In a report on Latin American market inclusion, the exchange's securities arm argued that tokenized assets could bypass the Caracas Stock Exchange's low volumes and narrow participation. Only 40 companies trade on the index. A company raising $30 million to $50 million would be "aiming for an amount that represents a significant fraction of what the local market moves in several months," said Jose Miguel Farias, a fundraising consultant.
Economist Aaron Olmos said tokenization could fast-track capital raises and open the door to international money as sanctions are gradually lifted. He called it "pivotal to the future of the country's financial ecosystem."
Bitfinex pointed to the oil sector as a natural fit. Tokenized oil assets would let family offices, specialized funds, commodity traders, and Venezuelans abroad participate in the industry's recovery – investments that have historically required large capital commitments.

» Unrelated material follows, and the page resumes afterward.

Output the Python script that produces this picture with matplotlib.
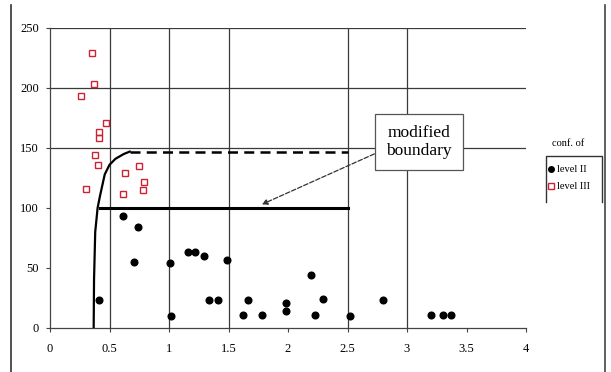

Jose Grasso Vecchio, president of the Caracas Stock Exchange, pushed back on the technology-first framing. Any tokenized instrument built on Venezuelan assets "must follow the inverse logic: verifiable asset, first; robust compliance structure, second; and technology as an efficiency tool, third," he said.
Venezuelans may have a head start. Years of hyperinflation and capital controls have driven widespread use of cryptocurrency for savings, payments, and international settlements. Farias described that as necessity-based adoption that could help normalize tokenization in financial markets.
"Tokenization can do a great deal to accelerate progress, it cannot do so in isolation," he said. "It requires the country to advance in its understanding, regulation, and adoption of these technologies."
Alejandro Grisanti, head of the Caracas-based consultancy Ecoanalitica, proposed issuing a national USD stablecoin as part of a broader economic stabilization package.